- **Stated task**: Return all of the data exactly as written, without the pictures.
───── Dataset content
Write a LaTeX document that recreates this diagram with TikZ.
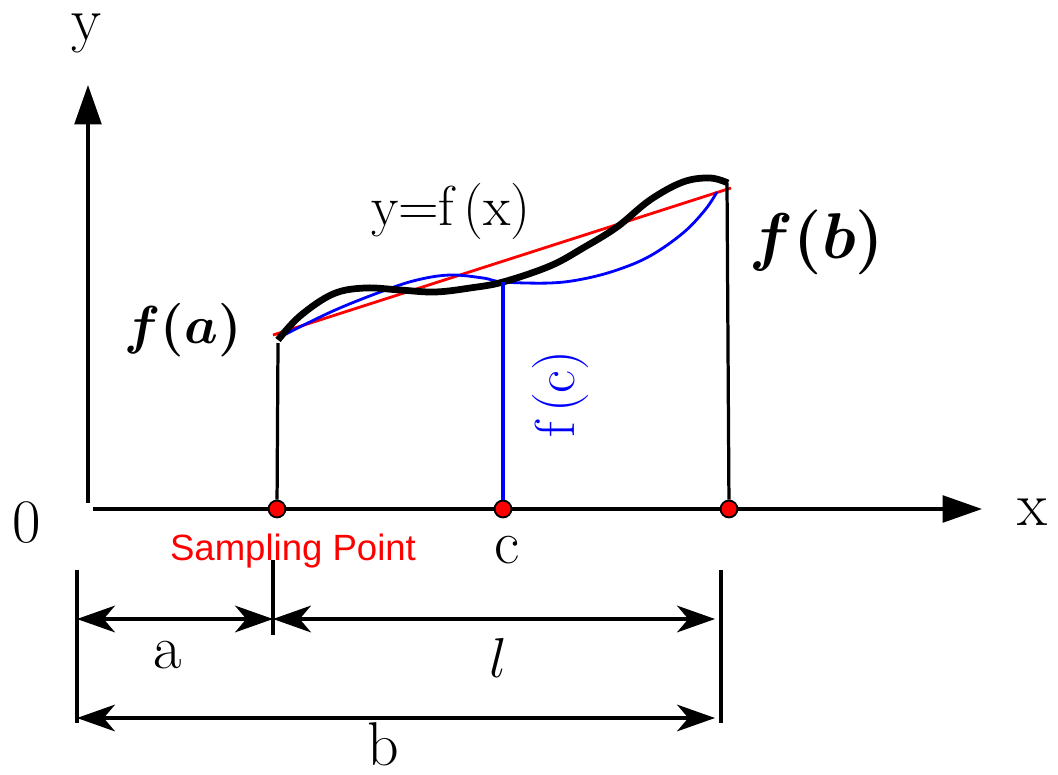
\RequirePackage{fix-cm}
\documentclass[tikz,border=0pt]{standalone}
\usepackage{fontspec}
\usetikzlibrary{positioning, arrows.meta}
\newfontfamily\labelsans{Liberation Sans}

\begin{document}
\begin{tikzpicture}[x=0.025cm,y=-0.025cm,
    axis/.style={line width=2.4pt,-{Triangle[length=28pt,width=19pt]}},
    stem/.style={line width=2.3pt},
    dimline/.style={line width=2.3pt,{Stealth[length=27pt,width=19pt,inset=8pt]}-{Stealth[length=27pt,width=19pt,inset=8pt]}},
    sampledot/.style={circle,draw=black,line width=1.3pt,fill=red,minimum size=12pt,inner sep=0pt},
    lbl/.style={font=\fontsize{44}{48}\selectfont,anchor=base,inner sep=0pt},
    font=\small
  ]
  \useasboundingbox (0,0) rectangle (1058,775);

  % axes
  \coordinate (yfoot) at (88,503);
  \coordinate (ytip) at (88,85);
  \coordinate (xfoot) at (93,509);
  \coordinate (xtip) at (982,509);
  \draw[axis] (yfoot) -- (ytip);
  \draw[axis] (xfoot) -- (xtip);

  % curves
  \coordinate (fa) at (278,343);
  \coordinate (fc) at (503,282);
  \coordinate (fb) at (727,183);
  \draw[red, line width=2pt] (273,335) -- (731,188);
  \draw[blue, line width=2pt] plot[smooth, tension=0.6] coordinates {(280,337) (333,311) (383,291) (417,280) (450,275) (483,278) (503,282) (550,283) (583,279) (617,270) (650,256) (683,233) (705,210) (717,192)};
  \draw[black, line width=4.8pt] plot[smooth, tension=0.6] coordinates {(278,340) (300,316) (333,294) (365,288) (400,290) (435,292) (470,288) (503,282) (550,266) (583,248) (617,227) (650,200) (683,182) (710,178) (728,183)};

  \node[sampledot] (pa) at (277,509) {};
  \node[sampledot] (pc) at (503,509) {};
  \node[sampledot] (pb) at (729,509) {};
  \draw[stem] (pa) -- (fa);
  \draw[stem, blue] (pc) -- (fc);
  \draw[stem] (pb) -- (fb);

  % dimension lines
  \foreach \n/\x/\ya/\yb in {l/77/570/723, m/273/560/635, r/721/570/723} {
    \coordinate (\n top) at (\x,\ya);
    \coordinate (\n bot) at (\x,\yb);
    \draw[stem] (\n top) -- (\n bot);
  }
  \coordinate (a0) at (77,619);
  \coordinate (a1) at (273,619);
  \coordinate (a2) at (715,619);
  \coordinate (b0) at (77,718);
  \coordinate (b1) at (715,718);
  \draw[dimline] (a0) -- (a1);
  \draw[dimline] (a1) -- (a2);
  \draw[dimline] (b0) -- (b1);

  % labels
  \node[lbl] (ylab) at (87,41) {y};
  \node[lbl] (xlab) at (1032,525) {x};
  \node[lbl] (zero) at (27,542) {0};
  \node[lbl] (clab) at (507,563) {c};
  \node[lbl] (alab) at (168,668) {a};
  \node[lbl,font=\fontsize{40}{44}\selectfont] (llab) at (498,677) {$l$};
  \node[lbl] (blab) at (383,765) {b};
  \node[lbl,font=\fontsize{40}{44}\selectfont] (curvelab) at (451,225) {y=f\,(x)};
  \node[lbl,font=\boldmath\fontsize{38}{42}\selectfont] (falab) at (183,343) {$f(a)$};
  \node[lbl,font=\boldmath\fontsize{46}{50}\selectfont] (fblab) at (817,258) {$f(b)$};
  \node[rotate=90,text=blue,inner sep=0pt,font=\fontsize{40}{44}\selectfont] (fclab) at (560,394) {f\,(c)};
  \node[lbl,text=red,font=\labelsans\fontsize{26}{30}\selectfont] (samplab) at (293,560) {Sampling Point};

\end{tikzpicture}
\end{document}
──────────
- **Complete answer**:
Write a LaTeX document that recreates this diagram with TikZ.
\RequirePackage{fix-cm}
\documentclass[tikz,border=0pt]{standalone}
\usepackage{fontspec}
\usetikzlibrary{positioning, arrows.meta}
\newfontfamily\labelsans{Liberation Sans}

\begin{document}
\begin{tikzpicture}[x=0.025cm,y=-0.025cm,
    axis/.style={line width=2.4pt,-{Triangle[length=28pt,width=19pt]}},
    stem/.style={line width=2.3pt},
    dimline/.style={line width=2.3pt,{Stealth[length=27pt,width=19pt,inset=8pt]}-{Stealth[length=27pt,width=19pt,inset=8pt]}},
    sampledot/.style={circle,draw=black,line width=1.3pt,fill=red,minimum size=12pt,inner sep=0pt},
    lbl/.style={font=\fontsize{44}{48}\selectfont,anchor=base,inner sep=0pt},
    font=\small
  ]
  \useasboundingbox (0,0) rectangle (1058,775);

  % axes
  \coordinate (yfoot) at (88,503);
  \coordinate (ytip) at (88,85);
  \coordinate (xfoot) at (93,509);
  \coordinate (xtip) at (982,509);
  \draw[axis] (yfoot) -- (ytip);
  \draw[axis] (xfoot) -- (xtip);

  % curves
  \coordinate (fa) at (278,343);
  \coordinate (fc) at (503,282);
  \coordinate (fb) at (727,183);
  \draw[red, line width=2pt] (273,335) -- (731,188);
  \draw[blue, line width=2pt] plot[smooth, tension=0.6] coordinates {(280,337) (333,311) (383,291) (417,280) (450,275) (483,278) (503,282) (550,283) (583,279) (617,270) (650,256) (683,233) (705,210) (717,192)};
  \draw[black, line width=4.8pt] plot[smooth, tension=0.6] coordinates {(278,340) (300,316) (333,294) (365,288) (400,290) (435,292) (470,288) (503,282) (550,266) (583,248) (617,227) (650,200) (683,182) (710,178) (728,183)};

  \node[sampledot] (pa) at (277,509) {};
  \node[sampledot] (pc) at (503,509) {};
  \node[sampledot] (pb) at (729,509) {};
  \draw[stem] (pa) -- (fa);
  \draw[stem, blue] (pc) -- (fc);
  \draw[stem] (pb) -- (fb);

  % dimension lines
  \foreach \n/\x/\ya/\yb in {l/77/570/723, m/273/560/635, r/721/570/723} {
    \coordinate (\n top) at (\x,\ya);
    \coordinate (\n bot) at (\x,\yb);
    \draw[stem] (\n top) -- (\n bot);
  }
  \coordinate (a0) at (77,619);
  \coordinate (a1) at (273,619);
  \coordinate (a2) at (715,619);
  \coordinate (b0) at (77,718);
  \coordinate (b1) at (715,718);
  \draw[dimline] (a0) -- (a1);
  \draw[dimline] (a1) -- (a2);
  \draw[dimline] (b0) -- (b1);

  % labels
  \node[lbl] (ylab) at (87,41) {y};
  \node[lbl] (xlab) at (1032,525) {x};
  \node[lbl] (zero) at (27,542) {0};
  \node[lbl] (clab) at (507,563) {c};
  \node[lbl] (alab) at (168,668) {a};
  \node[lbl,font=\fontsize{40}{44}\selectfont] (llab) at (498,677) {$l$};
  \node[lbl] (blab) at (383,765) {b};
  \node[lbl,font=\fontsize{40}{44}\selectfont] (curvelab) at (451,225) {y=f\,(x)};
  \node[lbl,font=\boldmath\fontsize{38}{42}\selectfont] (falab) at (183,343) {$f(a)$};
  \node[lbl,font=\boldmath\fontsize{46}{50}\selectfont] (fblab) at (817,258) {$f(b)$};
  \node[rotate=90,text=blue,inner sep=0pt,font=\fontsize{40}{44}\selectfont] (fclab) at (560,394) {f\,(c)};
  \node[lbl,text=red,font=\labelsans\fontsize{26}{30}\selectfont] (samplab) at (293,560) {Sampling Point};

\end{tikzpicture}
\end{document}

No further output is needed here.